14/09/2024
14 settembre 2024
Omelia XXIV dom. Anno B
Il testo evangelico di Marco (8,29: “Tu sei il Cristo”), non meno che quello di Luca (9,20, che specifica: “Il Cristo di Dio”), riprende in maniera succinta l’episodio più dettagliatamente riportato da Matteo (16,13-19). Nel primo degli Evangeli si legge infatti che, alla domanda di Gesù: «La gente, chi dice che sia il Figlio dell’uomo?», i discepoli risposero: «Alcuni dicono Giovanni il Battista, altri Elia, altri Geremia o qualcuno dei profeti». Gesù allora replicò: «Ma voi, chi dite che io sia?». Rispose Simon Pietro: «Tu sei il Cristo, il Figlio del Dio vivente». E Gesù gli disse: «Beato sei tu, Simone, figlio di Giona, perché né carne né sangue te lo hanno rivelato, ma il Padre mio che è nei cieli. E io a te dico: tu sei Pietro e su questa pietra edificherò la mia Chiesa e le potenze degli inferi non prevarranno su di essa. A te darò le chiavi del regno dei cieli: tutto ciò che legherai sulla terra sarà legato nei cieli, e tutto ciò che scioglierai sulla terra sarà sciolto nei cieli» (Mt 16,13-19).

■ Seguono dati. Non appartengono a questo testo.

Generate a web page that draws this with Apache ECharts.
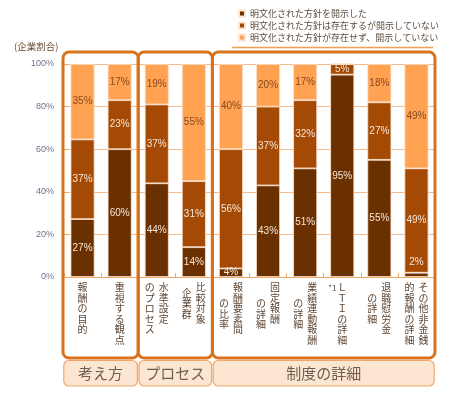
<!DOCTYPE html>
<html><head><meta charset="utf-8">
<script src="https://cdn.jsdelivr.net/npm/echarts@6/dist/echarts.min.js"></script>
<style>html,body{margin:0;padding:0;background:#fff}#c{width:460px;height:396px}</style>
</head><body><div id="c"></div>
<script>
// ---------------- data ----------------
const categories = ['報酬の目的','重視する観点','水準設定のプロセス','比較対象企業群','報酬要素間の比率','固定報酬の詳細','業績連動報酬の詳細','＊1ＬＴＩの詳細','退職慰労金の詳細','その他非金銭的報酬の詳細'];
// vertical label columns: [right column, left column]
const labelColumns = [['報酬の目的'],['重視する観点'],['水準設定','のプロセス'],['比較対象','企業群'],['報酬要素間','の比率'],['固定報酬','の詳細'],['業績連動報酬','の詳細'],['ＬＴＩの詳細'],['退職慰労金','の詳細'],['その他非金銭','的報酬の詳細']];
const labelNotes = ['','','','','','','','*1','',''];
const seriesNames = ['明文化された方針を開示した','明文化された方針は存在するが開示していない','明文化された方針が存在せず、開示していない'];
const disclosed          = [27.2, 60, 44, 14,  4, 43, 51, 95, 55,  2];
const existsNotDisclosed = [37.4, 23, 37, 31, 56, 37, 32,  5, 27, 49];
const notExist           = [35.4, 17, 19, 55, 40, 20, 17,  0, 18, 49];
const groupNames  = ['考え方','プロセス','制度の詳細'];
const groupRanges = [[0,1],[2,3],[4,9]];
const yTicks = [0,20,40,60,80,100];
const yAxisTitle = '(企業割合)';

// ---------------- layout / style ----------------
const FONT = '"Noto Sans CJK JP", sans-serif';
const leftColumnDrop = [0,0,0,1,3,3,3,0,2,0]; // in half rows
const colors = ['#6b3000','#a54a04','#ffa352'];
const labelColors = ['#f6e6d6','#f6e6d6','#8a4820'];

function verticalLabel(i){
  const cols = labelColumns[i];
  const right = Array.from(cols[0]);
  const left = cols[1] ? Array.from(cols[1]) : null;
  const drop = leftColumnDrop[i];
  let H = 2*right.length - 1;
  if (left) H = Math.max(H, 2*(left.length-1) + drop);
  const lines = [];
  for (let h = 0; h <= H; h++){
    const R = (h % 2 === 0 && h/2 < right.length) ? right[h/2] : '\u3000';
    let line = '';
    if (left){
      const k = h - drop;
      const L = (k >= 0 && k % 2 === 0 && k/2 < left.length) ? left[k/2] : '\u3000';
      line = '{l|' + L + '}{r|' + R + '}';
    } else if (labelNotes[i] && h === 0){
      line = '{n|' + labelNotes[i] + '}{r|' + R + '}{p|\u3000}';
    } else {
      line = '{r|' + R + '}';
    }
    lines.push(line);
  }
  return lines.join('\n');
}

const chart = echarts.init(document.getElementById('c'), null, {renderer:'canvas'});
const tokenBase = {fontSize:10, lineHeight:5.25, width:14, align:'center', color:'#5e4634', fontFamily:FONT};

function seriesData(arr, si){
  return arr.map(v => {
    if (si === 0 && v > 0 && v < 3) {
      return {value:v, label:{position:'top', distance:5, color:labelColors[1]}};
    }
    return v;
  });
}

const values = [disclosed, existsNotDisclosed, notExist];
chart.setOption({
  animation:false,
  title:{text:yAxisTitle, left:14, top:42, padding:0,
    textStyle:{fontSize:9.5, fontWeight:'normal', color:'#6b4d33', fontFamily:FONT}},
  legend:{orient:'vertical', left:233, top:4, icon:'rect', itemWidth:6, itemHeight:6, itemGap:3,
    data:seriesNames, selectedMode:false,
    textStyle:{fontSize:9, lineHeight:9, color:'#5d4c3d', fontFamily:FONT}},
  grid:{left:64, right:25, top:64, bottom:119, outerBoundsMode:'none', containLabel:false},
  xAxis:{type:'category', data:categories,
    axisLine:{lineStyle:{color:'#f0a868', width:1}},
    axisTick:{show:true, inside:true, length:4, lineStyle:{color:'#f0a868'}},
    axisLabel:{interval:0, margin:8, lineHeight:5.25, fontSize:10, fontFamily:FONT,
      formatter:(v, idx) => verticalLabel(idx),
      rich:{
        r:Object.assign({}, tokenBase),
        l:Object.assign({}, tokenBase),
        n:{fontSize:8, lineHeight:5.25, width:6, align:'center', color:'#5e4634', fontFamily:FONT},
        p:{fontSize:6, lineHeight:5.25, width:6, align:'center', color:'rgba(0,0,0,0)'}
      }}
  },
  yAxis:{type:'value', min:0, max:100, interval:20,
    axisLine:{show:false},
    axisTick:{show:true, inside:true, length:4, lineStyle:{color:'#f0a868'}},
    splitLine:{show:true, lineStyle:{color:'#f5bb8c', width:1}},
    axisLabel:{formatter:v => v + '%', fontSize:9, margin:10, color:'#7a6a88', fontFamily:'"Liberation Sans", Arial, sans-serif'}
  },
  series: values.map((arr, si) => ({
    name:seriesNames[si], type:'bar', stack:'all', barWidth:24, z: si === 0 ? 3 : 2,
    data:seriesData(arr, si),
    itemStyle:{color:colors[si], borderColor:'#fbe3cf', borderWidth:0.8},
    label:{show:true, position:'inside', fontSize:10, color:labelColors[si], fontFamily:'"Liberation Sans", Arial, sans-serif',
      formatter:p => (p.value > 0 ? Math.round(p.value) + '%' : '')},
    emphasis:{disabled:true}
  }))
});

// decorative group frames positioned from the category axis
function buildGraphics(){
  const xAt = i => chart.convertToPixel({xAxisIndex:0}, i);
  const band = xAt(1) - xAt(0);
  const els = [];
  groupRanges.forEach((rg, gi) => {
    const x0 = xAt(rg[0]) - band/2 - (gi === 0 ? 1 : 0);
    const x1 = xAt(rg[1]) + band/2;
    els.push({type:'rect', shape:{x:x0, y:52, width:x1-x0, height:306, r:6}, z:10,
      style:{fill:null, stroke:'#d9731b', lineWidth:3}});
    els.push({type:'rect', shape:{x:x0+0.8, y:360.5, width:x1-x0-1.6, height:25.5, r:5}, z:10,
      style:{fill:'#fde6d1', stroke:'#f2a66a', lineWidth:1.2}});
    els.push({type:'text', x:(x0+x1)/2, y:373.5, z:11,
      style:{text:groupNames[gi], fontSize:15, fill:'#6f5f52', fontFamily:FONT, align:'center', verticalAlign:'middle'}});
  });
  els.push({type:'line', shape:{x1:232, y1:47.5, x2:433, y2:47.5}, z:10,
    style:{stroke:'#f0a055', lineWidth:1.5}});
  chart.setOption({graphic:{elements:els}});
}
buildGraphics();
</script></body></html>
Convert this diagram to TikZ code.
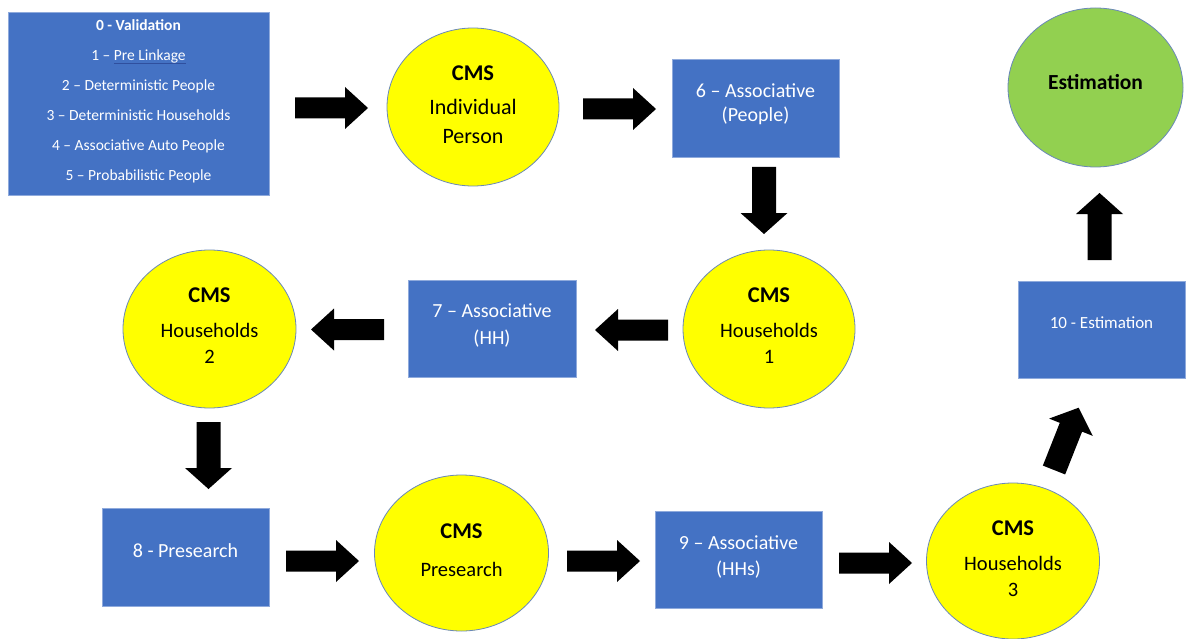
\documentclass[tikz,border=0pt]{standalone}
\usepackage{fontspec}
\setmainfont{Carlito}
\usetikzlibrary{shapes.geometric}

\definecolor{boxblue}{HTML}{4472C4}
\definecolor{boxedge}{HTML}{8FAADC}
\definecolor{discyellow}{HTML}{FFFF00}
\definecolor{discgreen}{HTML}{92D050}
\definecolor{discedge}{HTML}{6A88B8}
\definecolor{linkblue}{HTML}{2F4F9E}

% thin coloured underline under a phrase
\newcommand\linkedword[1]{\setbox0=\hbox{#1}\rlap{\textcolor{linkblue}{\rule[-2.5pt]{\wd0}{0.7pt}}}\box0}

\begin{document}
\begin{tikzpicture}[x=1pt,y=-1pt,
  stagebox/.style={rectangle, draw=boxedge, line width=0.8pt, fill=boxblue, inner sep=0pt},
  boxtext/.style={text=white, align=center, inner sep=0pt, font=\fontsize{20}{24}\selectfont},
  disc/.style={ellipse, draw=discedge, line width=0.8pt, fill=discyellow, inner sep=0pt,
               minimum width=173pt, minimum height=158pt},
  disctext/.style={text=black, align=center, inner sep=0pt, font=\fontsize{20.5}{26}\selectfont},
  hflow/.pic={\fill (0,-10.5) -- (50,-10.5) -- (50,-21) -- (73,0) -- (50,21) -- (50,10.5) -- (0,10.5) -- cycle;},
  vflow/.pic={\fill (0,-12) -- (46,-12) -- (46,-23.5) -- (67,0) -- (46,23.5) -- (46,12) -- (0,12) -- cycle;}
]
\useasboundingbox (0,0) rectangle (1190,639);
\fill[white] (0,0) rectangle (1190,639);

% ---------- stage boxes ----------
\node[stagebox, minimum width=261pt, minimum height=183pt] (b0) at (138.5,103.5) {};
\node[stagebox, minimum width=167pt, minimum height=98pt] (b6) at (755.5,108) {};
\node[stagebox, minimum width=168pt, minimum height=97pt] (b7) at (492,328.5) {};
\node[stagebox, minimum width=167pt, minimum height=98pt] (b8) at (185.5,557) {};
\node[stagebox, minimum width=167pt, minimum height=97pt] (b9) at (738.5,559.5) {};
\node[stagebox, minimum width=167pt, minimum height=97pt] (b10) at (1101.5,329.5) {};

\node[boxtext, font=\fontsize{15.5}{30}\selectfont] (b0t) at (138.5,101.5)
  {{\bfseries 0 - Validation}\\1 – \linkedword{Pre Linkage}\\2 – Deterministic People\\
   3 – Deterministic Households\\4 – Associative Auto People\\5 – Probabilistic People};
\node[boxtext] (b6t) at (755.5,104.5) {6 – Associative\\(People)};
\node[boxtext, font=\fontsize{20}{27}\selectfont] (b7t) at (492,325) {7 – Associative\\(HH)};
\node[boxtext] (b8t) at (185.5,551) {8 - Presearch};
\node[boxtext, font=\fontsize{20}{26}\selectfont] (b9t) at (738.5,556.5) {9 – Associative\\(HHs)};
\node[boxtext, font=\fontsize{17}{20}\selectfont] (b10t) at (1101.5,323) {10 - Estimation};

% ---------- CMS discs ----------
\node[disc, minimum width=172pt] (c1) at (473,107) {};
\node[disc, minimum width=172pt] (c2) at (769,329) {};
\node[disc] (c3) at (209.5,329) {};
\node[disc, minimum width=174pt, minimum height=156pt] (c4) at (461.5,553) {};
\node[disc, minimum height=156pt] (c5) at (1013,561) {};
\node[disc, fill=discgreen, minimum width=175pt, minimum height=159pt] (ce) at (1095.5,87.5) {};

\node[disctext, font=\fontsize{22}{29}\selectfont] (c1t) at (473,104.5)
  {{\fontsize{22.5}{27}\selectfont\bfseries CMS}\\[5.5pt]Individual\\Person};
\node[disctext] (c2t) at (769,326) {{\fontsize{22.5}{27}\selectfont\bfseries CMS}\\[9pt]Households\\1};
\node[disctext] (c3t) at (209.5,326) {{\fontsize{22.5}{27}\selectfont\bfseries CMS}\\[9pt]Households\\2};
\node[disctext] (c4t) at (461.5,550.5) {{\fontsize{22.5}{27}\selectfont\bfseries CMS}\\[12pt]Presearch};
\node[disctext] (c5t) at (1013,558.5) {{\fontsize{22.5}{27}\selectfont\bfseries CMS}\\[9pt]Households\\3};
\node[disctext, font=\fontsize{21.5}{26}\selectfont\bfseries] (cet) at (1095.5,82) {Estimation};

% ---------- block arrows ----------
\pic at (295,108) {hflow};
\pic at (583,109) {hflow};
\pic[rotate=-90] at (764,167) {vflow};
\pic[rotate=180] at (668,330) {hflow};
\pic[rotate=180] at (384,329.5) {hflow};
\pic[rotate=-90] at (208.5,422) {vflow};
\pic at (286,561) {hflow};
\pic at (567,561) {hflow};
\pic at (839,563) {hflow};
\pic[rotate=68.4] at (1054,470) {vflow};
\pic[rotate=90] at (1099.5,260) {vflow};
\end{tikzpicture}
\end{document}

Stupisce pensare a un analfabeta pescatore di Galilea che si è visto erigere si può ben dire il più grande e noto tempio della Terra, destinato ad abbraccia l’umanità intera, come simbolicamente ci richiama il colonnato vaticano e la sepoltura in quel luogo del Principe degli Apostoli!
La consegna a Pietro da parte di Gesù si è rivelata pietra miliare nel corso della storia umana, che in non pochi Paesi della Terra da questo evento scandisce il succedersi degli anni. Infatti, da quando simile consegna venne compiuta dal Salvatore nel luglio del 29 della nostra era, quindi duemila anni fa!, il ruolo di Pietro e della Comunità che a lui fa capo, la Chiesa appunto (“ecclesìa” indica comunità, assemblea) ha conosciuto e continua a conoscere un’incessante e ubiquitaria dilatazione, che è riscontrabile in quella che significativamente viene detta Chiesa cattolica ossia universale. E la controprova della perenne attualità dell’iniziativa del Salvatore, che ha legato a un’istituzione il suo disegno, è costituita da quei testimoni d’eccezione, i santi, che della Chiesa sono per così dire la punta di diamante e che hanno testimoniato e testimoniano il Vangelo in ogni parte del mondo, fino all’effusione del sangue. E Gesù sa suscitare in tempi e luoghi del Pianeta i rappresentanti qualificati del suo disegno di salvezza universale! Pensiamo alle più recenti Canonizzazioni!
Non vi è infatti istituzione umana a fronte della Chiesa (in tutte le sue ramificazioni) che possa reggere al confronto, per cui dobbiamo chiederci le ragioni di un evento che non ha equivalenti di sorta. Gesù, da parte sua, ha manifestato vere doti “politiche”, ossia doti che assicurano il buon governo della città, nel nostro caso diremo con sant’Agostino, della Città di Dio. Era indispensabile ancorare la comunità da lui fondata a una istituzione e al succedersi dei suoi membri nello scorrere del tempo: di qui il collegio apostolico e la consegna testamentaria: «Andate e fate discepoli tutti i popoli, battezzandoli… e insegnando loro a osservare tutto ciò che vi ho comandato… Io sono con voi tutti i giorni, sino alla fine del mondo» (Mt 28,19-20).
A garanzia di questa continuità la “ecclesìa” (fedeli e pastori) si avvale di tre grandi mezzi: la Parola, il Battesimo e l’Eucaristia. Sono aspetti che contraddistinguono l’abituale esperienza di fede che si ripropone soprattutto attraverso l’appuntamento domenicale della Messa.
Sappiamo che è raccomandata l’iniziale aspersione dell’acqua benedetta, per poi accogliere la Parola che ci dà ragione del rito che stiamo compiendo e della sua attualizza nello scorrere del tempo. Rito che ripropone con incessante attualità la suprema consegna di Gesù, l’Eucaristia: “Prendete, mangiate: questo è il mio Corpo!”.
Gesù ci incorpora a sé, membra del Corpo di cui egli è il Capo! “Non sono più io che vivo, è Cristo che vive in me”, ci ricorda san Paolo, come a dire che siamo “incorporati” in lui, “consanguinei di Gesù”, diventati “figli nel Figlio” come ci ricorda il Concilio (Vaticano II, Gaudium et spes, I,/1390). Dobbiamo coniugare in noi l’affermazione di Paolo: “Non sono più io che vivo, amo, penso, opera, godo, soffro…, ma è Gesù… in me!